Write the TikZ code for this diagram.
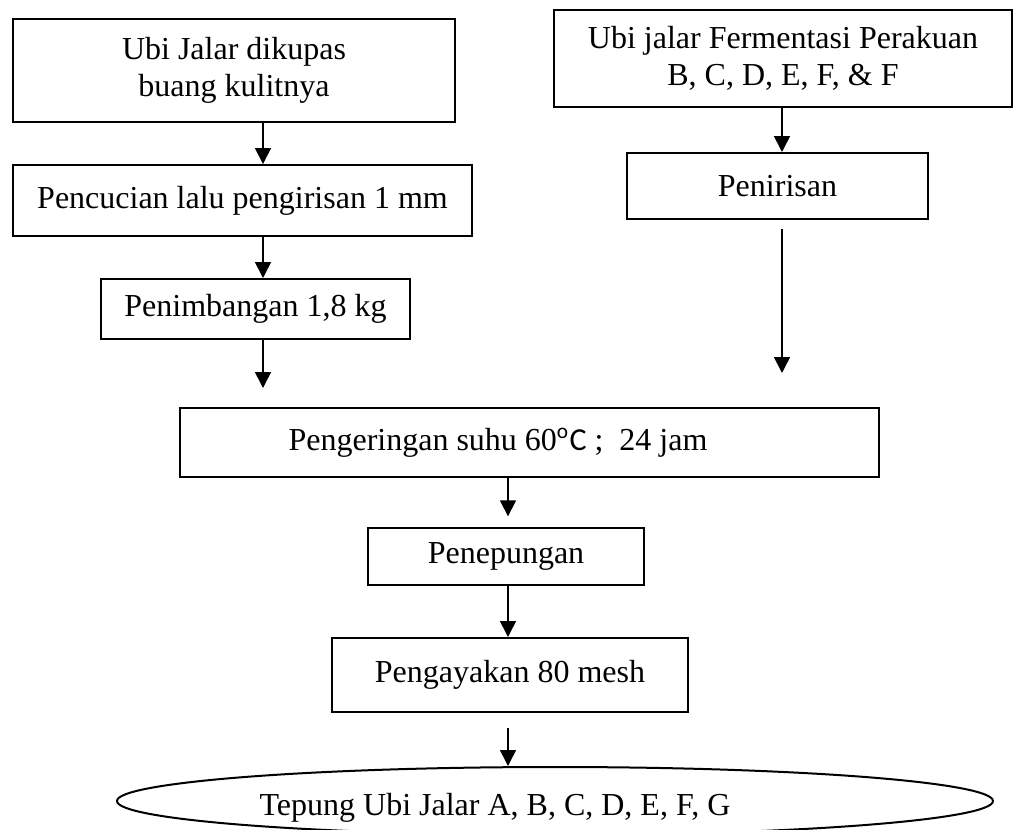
\documentclass[tikz,border=0pt]{standalone}
\usepackage{fontspec}
\setmainfont{Liberation Serif}
\newfontfamily\carlito{Carlito}
\usetikzlibrary{arrows.meta,shapes.geometric}

\begin{document}
\begin{tikzpicture}[
  x=0.375pt, y=-0.375pt, font={\fontsize{12}{13.9}\selectfont},
  stepbox/.style={draw, line width=0.75pt, inner sep=0pt, align=center},
  endbox/.style={ellipse, draw, line width=0.75pt, inner sep=0pt},
  arr/.style={-{Triangle[length=6pt,width=6pt]}, line width=0.6pt}
]
\useasboundingbox (0,0) rectangle (1013,830);

\coordinate (lx) at (263,0);
\coordinate (rx) at (782,0);
\coordinate (cx) at (508,0);

\node[stepbox, minimum width=165.75pt, minimum height=38.6pt] (peel) at (234,70.5) {Ubi Jalar dikupas\\buang kulitnya};
\node[stepbox, minimum width=172.1pt, minimum height=26.6pt] (wash) at (242.5,200.5) {Pencucian lalu pengirisan 1 mm};
\node[stepbox, minimum width=115.9pt, minimum height=22.5pt] (weigh) at (255.5,309) {Penimbangan 1,8 kg};

\node[stepbox, minimum width=171.75pt, minimum height=36.4pt] (ferm) at (783,58.5) {Ubi jalar Fermentasi Perakuan\\B, C, D, E, F, \& F};
\node[stepbox, minimum width=112.9pt, minimum height=24.75pt] (drain) at (777.5,186) {Penirisan};

\node[stepbox, minimum width=262.1pt, minimum height=25.9pt] (dry) at (529.5,442.5) {Pengeringan suhu 60{\carlito\textsuperscript{o}C} ;\ \ 24 jam\hspace*{23.6pt}};
\node[stepbox, minimum width=103.5pt, minimum height=21.4pt] (mill) at (506,556.5) {Penepungan};
\node[stepbox, minimum width=133.5pt, minimum height=27.75pt] (sieve) at (510,675) {Pengayakan 80 mesh};
\node[endbox, minimum width=328.5pt, minimum height=25.5pt, text height=10.5pt, text depth=0pt] (flour) at (555,801) {Tepung Ubi Jalar A, B, C, D, E, F, G\hspace*{45pt}};

\coordinate (lend) at (263,388);
\coordinate (rend) at (782,373);

\draw[arr] (peel.south -| lx) -- (wash.north -| lx);
\draw[arr] (wash.south -| lx) -- (weigh.north -| lx);
\draw[arr] (weigh.south -| lx) -- (lend);
\draw[arr] (ferm.south -| rx) -- (drain.north -| rx);
\draw[arr, shorten <=3.4pt] (drain.south -| rx) -- (rend);
\draw[arr, shorten >=4pt] (dry.south -| cx) -- (mill.north -| cx);
\draw[arr] (mill.south -| cx) -- (sieve.north -| cx);
\draw[arr, shorten <=5.6pt] (sieve.south -| cx) -- (flour.north -| cx);
\end{tikzpicture}
\end{document}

------------------------------------------------

Problem statement: Skip every picture and return the lines above from the top through the one that contains "minimum width=112.9pt, minimum".

Task solution:
Write the TikZ code for this diagram.
\documentclass[tikz,border=0pt]{standalone}
\usepackage{fontspec}
\setmainfont{Liberation Serif}
\newfontfamily\carlito{Carlito}
\usetikzlibrary{arrows.meta,shapes.geometric}

\begin{document}
\begin{tikzpicture}[
  x=0.375pt, y=-0.375pt, font={\fontsize{12}{13.9}\selectfont},
  stepbox/.style={draw, line width=0.75pt, inner sep=0pt, align=center},
  endbox/.style={ellipse, draw, line width=0.75pt, inner sep=0pt},
  arr/.style={-{Triangle[length=6pt,width=6pt]}, line width=0.6pt}
]
\useasboundingbox (0,0) rectangle (1013,830);

\coordinate (lx) at (263,0);
\coordinate (rx) at (782,0);
\coordinate (cx) at (508,0);

\node[stepbox, minimum width=165.75pt, minimum height=38.6pt] (peel) at (234,70.5) {Ubi Jalar dikupas\\buang kulitnya};
\node[stepbox, minimum width=172.1pt, minimum height=26.6pt] (wash) at (242.5,200.5) {Pencucian lalu pengirisan 1 mm};
\node[stepbox, minimum width=115.9pt, minimum height=22.5pt] (weigh) at (255.5,309) {Penimbangan 1,8 kg};

\node[stepbox, minimum width=171.75pt, minimum height=36.4pt] (ferm) at (783,58.5) {Ubi jalar Fermentasi Perakuan\\B, C, D, E, F, \& F};
\node[stepbox, minimum width=112.9pt, minimum height=24.75pt] (drain) at (777.5,186) {Penirisan};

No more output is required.